Being a cat lady really isn’t that bad. I have had cats pretty much my entire life. Cats are cute, cuddly, and independent– what’s not to love?
I’ve spent the last five years battling the title of “cat lady” because I thought it was degrading or embarrassing. Being a cat lady has always been associated with being a spinster. If you’re a single woman over a certain age, you’re automatically required to get a cat because no one else will love you. That’s kind of a harsh thought and, frankly, a little rude. It wasn’t until about a month ago that I’ve decided it really isn’t the worst thing. So, I love cats… so what? Stigmas be damned, they’re adorable.
Cats are cute. That’s why they’re all over the internet. You wouldn’t watch a video of a snake playing with a laser pointer, unless you’re weird and want to watch nothing happen. Because cats are so damn cute, I feel like being called a cat lady is just implying you like cute fluffy things. How is that bad?
Cats are fiercely independent. I don’t have to limit myself to short trips to let the dog out, I don’t have to shy away from an overnight get-away, and I don’t have to worry about a vacation. My cat is so chill as long as he gets fed he doesn’t care that I’m gone for 24 hours or even longer. God bless time-release feeders and self-scooping litter boxes.
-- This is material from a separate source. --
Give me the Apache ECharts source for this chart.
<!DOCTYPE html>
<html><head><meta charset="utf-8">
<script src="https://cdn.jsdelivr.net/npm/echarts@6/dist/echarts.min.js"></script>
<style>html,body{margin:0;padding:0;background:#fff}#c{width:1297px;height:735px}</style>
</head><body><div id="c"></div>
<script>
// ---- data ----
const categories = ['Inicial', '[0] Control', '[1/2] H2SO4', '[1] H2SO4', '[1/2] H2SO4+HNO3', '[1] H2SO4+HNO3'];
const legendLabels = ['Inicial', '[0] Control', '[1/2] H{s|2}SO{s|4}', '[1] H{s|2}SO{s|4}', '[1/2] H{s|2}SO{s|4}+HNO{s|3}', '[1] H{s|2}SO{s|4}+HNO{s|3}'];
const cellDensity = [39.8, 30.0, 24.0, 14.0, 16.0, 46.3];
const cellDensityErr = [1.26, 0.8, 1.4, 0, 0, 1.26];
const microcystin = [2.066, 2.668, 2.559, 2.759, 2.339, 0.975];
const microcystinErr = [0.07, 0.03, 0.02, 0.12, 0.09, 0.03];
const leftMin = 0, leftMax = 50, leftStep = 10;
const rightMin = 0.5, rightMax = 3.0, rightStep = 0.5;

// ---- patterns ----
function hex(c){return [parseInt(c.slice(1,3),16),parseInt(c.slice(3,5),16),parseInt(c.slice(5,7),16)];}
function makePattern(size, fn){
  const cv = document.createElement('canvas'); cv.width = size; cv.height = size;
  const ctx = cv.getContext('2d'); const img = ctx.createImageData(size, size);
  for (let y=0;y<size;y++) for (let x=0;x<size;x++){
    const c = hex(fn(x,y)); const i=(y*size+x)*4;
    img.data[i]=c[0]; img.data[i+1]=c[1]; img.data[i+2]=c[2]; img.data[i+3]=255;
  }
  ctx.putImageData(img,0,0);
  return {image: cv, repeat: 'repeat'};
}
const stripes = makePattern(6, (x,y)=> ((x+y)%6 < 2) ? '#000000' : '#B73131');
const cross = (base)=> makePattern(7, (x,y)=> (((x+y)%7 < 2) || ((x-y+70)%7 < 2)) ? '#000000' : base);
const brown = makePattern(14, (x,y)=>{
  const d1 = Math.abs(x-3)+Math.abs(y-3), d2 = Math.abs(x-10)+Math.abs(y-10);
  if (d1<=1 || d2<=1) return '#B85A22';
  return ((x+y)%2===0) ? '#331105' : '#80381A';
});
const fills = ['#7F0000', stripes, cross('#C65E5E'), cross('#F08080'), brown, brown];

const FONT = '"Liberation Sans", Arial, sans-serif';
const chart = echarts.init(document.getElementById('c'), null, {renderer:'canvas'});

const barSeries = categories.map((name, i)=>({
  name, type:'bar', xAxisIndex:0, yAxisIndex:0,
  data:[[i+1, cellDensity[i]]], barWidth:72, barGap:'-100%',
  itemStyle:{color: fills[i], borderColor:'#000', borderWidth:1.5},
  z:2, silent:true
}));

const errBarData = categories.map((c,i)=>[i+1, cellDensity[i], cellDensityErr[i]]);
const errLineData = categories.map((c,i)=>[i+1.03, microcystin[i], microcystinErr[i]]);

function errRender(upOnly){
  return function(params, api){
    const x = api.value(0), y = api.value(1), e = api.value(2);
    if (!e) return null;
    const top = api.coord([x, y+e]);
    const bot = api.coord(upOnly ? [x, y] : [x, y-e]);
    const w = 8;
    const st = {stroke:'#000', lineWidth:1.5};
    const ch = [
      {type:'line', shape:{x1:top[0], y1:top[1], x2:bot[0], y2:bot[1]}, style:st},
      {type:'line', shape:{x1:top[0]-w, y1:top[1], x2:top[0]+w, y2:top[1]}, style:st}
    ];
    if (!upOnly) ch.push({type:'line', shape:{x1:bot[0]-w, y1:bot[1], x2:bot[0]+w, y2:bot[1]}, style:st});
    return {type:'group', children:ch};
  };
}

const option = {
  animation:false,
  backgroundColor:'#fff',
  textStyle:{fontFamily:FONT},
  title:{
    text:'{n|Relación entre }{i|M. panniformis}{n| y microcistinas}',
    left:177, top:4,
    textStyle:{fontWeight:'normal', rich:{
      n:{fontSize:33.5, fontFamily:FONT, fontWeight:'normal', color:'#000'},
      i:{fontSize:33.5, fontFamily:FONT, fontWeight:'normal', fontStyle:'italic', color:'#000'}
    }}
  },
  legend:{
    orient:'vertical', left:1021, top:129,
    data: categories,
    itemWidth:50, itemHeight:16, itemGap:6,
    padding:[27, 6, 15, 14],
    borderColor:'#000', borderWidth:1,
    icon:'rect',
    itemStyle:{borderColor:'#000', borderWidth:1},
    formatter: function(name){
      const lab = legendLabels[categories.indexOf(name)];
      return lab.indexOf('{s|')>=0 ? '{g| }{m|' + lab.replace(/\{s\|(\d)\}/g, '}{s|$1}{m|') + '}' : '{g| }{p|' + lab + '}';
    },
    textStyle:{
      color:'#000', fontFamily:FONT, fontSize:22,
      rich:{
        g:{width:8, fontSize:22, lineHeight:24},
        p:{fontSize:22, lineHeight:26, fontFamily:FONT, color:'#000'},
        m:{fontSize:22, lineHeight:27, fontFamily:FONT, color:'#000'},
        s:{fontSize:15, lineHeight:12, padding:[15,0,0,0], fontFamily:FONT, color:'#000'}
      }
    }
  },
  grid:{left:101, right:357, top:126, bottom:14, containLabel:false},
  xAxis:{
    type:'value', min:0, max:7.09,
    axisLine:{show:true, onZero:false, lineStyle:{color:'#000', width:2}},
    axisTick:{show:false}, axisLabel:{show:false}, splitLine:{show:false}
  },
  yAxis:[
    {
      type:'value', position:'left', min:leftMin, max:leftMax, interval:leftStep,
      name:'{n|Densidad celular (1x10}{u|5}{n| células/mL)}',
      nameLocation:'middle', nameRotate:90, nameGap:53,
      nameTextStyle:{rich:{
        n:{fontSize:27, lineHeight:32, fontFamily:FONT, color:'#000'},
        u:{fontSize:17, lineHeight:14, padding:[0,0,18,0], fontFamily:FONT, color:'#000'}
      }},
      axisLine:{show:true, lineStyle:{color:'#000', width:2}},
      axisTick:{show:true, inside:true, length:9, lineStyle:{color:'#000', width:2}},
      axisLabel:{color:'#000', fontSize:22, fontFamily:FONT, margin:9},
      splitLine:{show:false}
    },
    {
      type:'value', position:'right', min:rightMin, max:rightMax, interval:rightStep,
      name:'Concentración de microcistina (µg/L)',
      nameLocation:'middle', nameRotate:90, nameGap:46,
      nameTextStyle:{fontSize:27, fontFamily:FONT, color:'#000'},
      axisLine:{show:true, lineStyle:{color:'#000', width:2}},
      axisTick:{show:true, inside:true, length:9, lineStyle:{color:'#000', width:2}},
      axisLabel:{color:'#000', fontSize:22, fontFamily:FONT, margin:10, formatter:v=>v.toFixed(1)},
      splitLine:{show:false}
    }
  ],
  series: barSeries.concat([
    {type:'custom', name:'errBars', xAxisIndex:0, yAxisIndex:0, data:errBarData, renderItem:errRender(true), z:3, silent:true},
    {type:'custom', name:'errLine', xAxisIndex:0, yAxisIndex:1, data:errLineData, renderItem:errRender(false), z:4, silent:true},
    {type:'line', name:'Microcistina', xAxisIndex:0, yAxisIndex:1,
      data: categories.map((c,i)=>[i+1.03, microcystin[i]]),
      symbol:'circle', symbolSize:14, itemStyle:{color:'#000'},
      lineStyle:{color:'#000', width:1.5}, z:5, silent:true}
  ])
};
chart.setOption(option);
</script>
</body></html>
Cats travel well. Have you ever tried taking a Golden Retriever on an airplane? The entire time you have to pray your dog doesn’t turn into a popsicle mid-flight. Or that whole “Homeward Bound” thing doesn’t happen where the dogs take off before the flight and they have to run through the woods to get home. That’s not okay! If you have anything other than a lap dog you are stuck with road tripping everywhere. My cat is an excellent flyer. He gets one anti-anxiety pill and sleeps for about four hours. Last Christmas I brought him with me to visit my parents and everything would have been perfect if my flight wasn’t delayed 8 hours.
Apparently they have a pet relief area for dogs, but unless your cat is trained to go in the grass you’re in trouble. I think that trip was my defining Cat Lady moment. It had been 7 hours since my cat had used the litter box and I was pretty sure he had to go. I don’t travel with kitty litter and they don’t supply it in airports for some crazy reason. So I went into one of those family restrooms and held my cat over the toilet. I repeat: I held my cat over the toilet so he would go to the bathroom. I had visions of my cat pooping mid-flight so what else was I supposed to do?
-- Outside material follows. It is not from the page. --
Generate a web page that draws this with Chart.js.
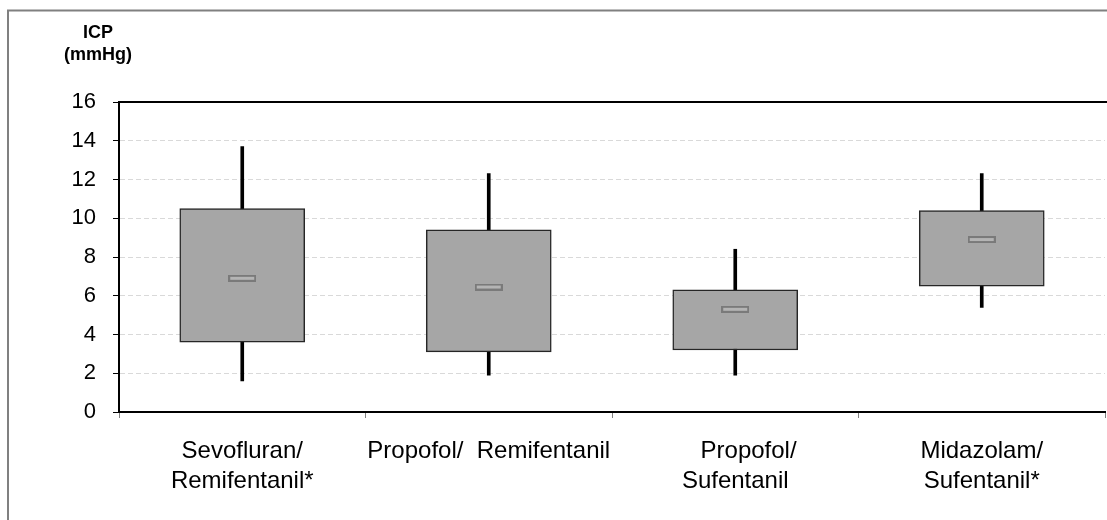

Other than unexpected airport delays, there are no disadvantages to owning a cat, therefore being a cat lady is not such a bad thing. If being a cat lady means I have this adorable house friend that lets me travel as much as I want, then I want to be a cat lady! So, cat ladies of the world, do not be ashamed! Be proud you have a furry friend that doesn’t require constant attention! Cats rule, dogs drool.